France Jackson took over as EID site manager this week. You can read her introduction in Thursday’s post. I am really excited to have her join the team. She has great energy, insight into human factors, and comes at the science from a different perspective than I do (no one has ever accused me of having even a clue about fashion) so her technical and conceptual additions to the content will be fantastic. Plus, you can see by the seamless transition in the posts that she has the computer chops to take care of all of that.
That said, I want to again give Keith a huge THANK YOU and wish him well going forward. His support over the past year was invaluable and we could not have launched the EID site without him.
So, on to the recap. On Wednesday I shared the idea of companionate love in the workplace. This is a horrible term, but the basic idea is that performance goes up when you have some besties at work. More than just collegiality. But not romance. Just real empathy, really caring about your coworkers. Their success, their health, their happiness. The study I cited had a limited scope, but it found that the benefits are pretty widespread. Better productivity, better worker health outcomes, more job satisfaction, and longer worker retention. But my comments focused on the challenges of doing anything to generate it. That is the hard part.

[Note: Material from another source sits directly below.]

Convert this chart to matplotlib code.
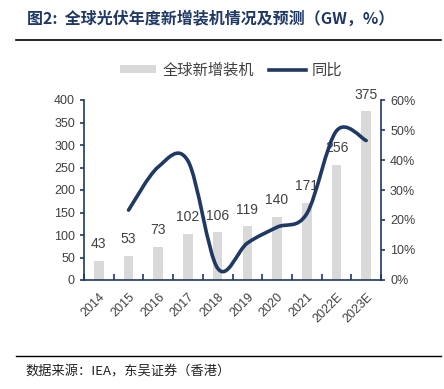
import matplotlib
matplotlib.use("Agg")
import matplotlib.pyplot as plt
from matplotlib.path import Path
from matplotlib.patches import PathPatch, Patch
from matplotlib.lines import Line2D
import numpy as np

plt.rcParams['font.family'] = ['Liberation Sans', 'Noto Sans CJK SC', 'DejaVu Sans']

categories = ["2014", "2015", "2016", "2017", "2018", "2019", "2020", "2021", "2022E", "2023E"]
installs = [43, 53, 73, 102, 106, 119, 140, 171, 256, 375]
growth_cats = ["2015", "2016", "2017", "2018", "2019", "2020", "2021", "2022E", "2023E"]
growth = [23.3, 37.7, 39.7, 3.9, 12.3, 17.6, 22.1, 49.7, 46.5]

NAVY = "#1f3864"
BAR = "#d9d9d9"
TXT = "#404040"

fig = plt.figure(figsize=(4.44, 3.89), dpi=100)
ax = fig.add_axes([84/444, 1-280/389, (381-84)/444, 180/389])
x = np.arange(len(categories))
ax.bar(x, installs, width=0.32, color=BAR, zorder=1)
for xi, v in zip(x, installs):
    ax.annotate(str(v), (xi, v), xytext=(0, 7), textcoords="offset points",
                ha="center", va="bottom", fontsize=10, color=TXT)
ax.set_xlim(-0.5, len(categories)-0.5)
ax.set_ylim(0, 400)
ax.set_yticks(range(0, 401, 50))
ax.set_xticks(x)
ax.set_xticklabels(categories, rotation=45, ha="right", rotation_mode="anchor")
ax.set_xticks(np.arange(-0.5, len(categories), 1), minor=True)
ax.tick_params(axis="x", which="major", length=0, labelsize=9, colors=TXT, pad=8)
ax.tick_params(axis="x", which="minor", length=4, color=NAVY, width=1.2, direction="in")
ax.tick_params(axis="y", length=3, color=NAVY, width=1.2, labelsize=9, labelcolor=TXT)
for s in ["top", "right"]:
    ax.spines[s].set_visible(False)
for s in ["left", "bottom"]:
    ax.spines[s].set_color(NAVY)
    ax.spines[s].set_linewidth(1.2)

ax2 = ax.twinx()
ax2.set_ylim(0, 60)
ax2.set_yticks(range(0, 61, 10))
ax2.set_yticklabels([f"{v}%" for v in range(0, 61, 10)])
ax2.tick_params(axis="y", length=3, color=NAVY, width=1.2, labelsize=9, labelcolor=TXT)
for s in ["top", "left", "bottom"]:
    ax2.spines[s].set_visible(False)
ax2.spines["right"].set_color(NAVY)
ax2.spines["right"].set_linewidth(1.2)

gx = np.array([categories.index(c) for c in growth_cats], dtype=float)
gy = np.array(growth, dtype=float)
pts = np.column_stack([gx, gy])
verts = [tuple(pts[0])]
codes = [Path.MOVETO]
n = len(pts)
for i in range(n-1):
    p0 = pts[max(i-1, 0)]
    p1 = pts[i]
    p2 = pts[i+1]
    p3 = pts[min(i+2, n-1)]
    c1 = p1 + (p2 - p0) / 6
    c2 = p2 - (p3 - p1) / 6
    verts += [tuple(c1), tuple(c2), tuple(p2)]
    codes += [Path.CURVE4] * 3
ax2.add_patch(PathPatch(Path(verts, codes), facecolor="none", edgecolor=NAVY,
                        lw=2.6, capstyle="round", zorder=3))

handles = [Patch(facecolor=BAR, edgecolor="none"), Line2D([], [], color=NAVY, lw=2.6)]
fig.legend(handles, ["全球新增装机", "同比"], loc="center", ncol=2, frameon=False,
           bbox_to_anchor=(231/444, 1-70/389), handlelength=2.4, handleheight=0.35,
           handletextpad=0.4, columnspacing=1.0, labelcolor=TXT,
           prop={'family': ['Noto Sans CJK SC'], 'size': 11})

fig.text(27/444, 1-19/389, "图2:  全球光伏年度新增装机情况及预测（GW，%）", fontsize=11.5,
         fontweight="bold", color=NAVY, va="center", ha="left",
         family=['Noto Sans CJK SC', 'DejaVu Sans'])
fig.add_artist(Line2D([16/444, 441/444], [1-40/389, 1-40/389], color="black", lw=1.2))
fig.add_artist(Line2D([16/444, 441/444], [1-356/389, 1-356/389], color="black", lw=1.0))
fig.text(25/444, 1-372/389, "数据来源：IEA，东吴证券（香港）", fontsize=9.5, color="#222222",
         va="center", ha="left", family=['Noto Sans CJK SC', 'DejaVu Sans'])

fig.savefig("out.png", dpi=100)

I also shared some ideas about gamification for airlines to use, riffing on some ideas that were listed on The Cassandra Daily. If you read my blog often, you know that I love the principles behind trendwatching – basically just keeping up with everything going on the world with the intention to predict and act on trends as the emerge rather than being late to the table. But these ideas needed a lot of substance. I hope I added some for you.
Monday’s post was about how children learn to read and summarized some research demonstrating the critical time period between kindergarten and 3rd grade. It is rewarding to know that all kids can learn to read, no matter what their starting point. They just need some good pedagogy in school. This is promising for disadvantaged kids. The problem is that they don’t catch up either. So we still need to do more for Pre-K.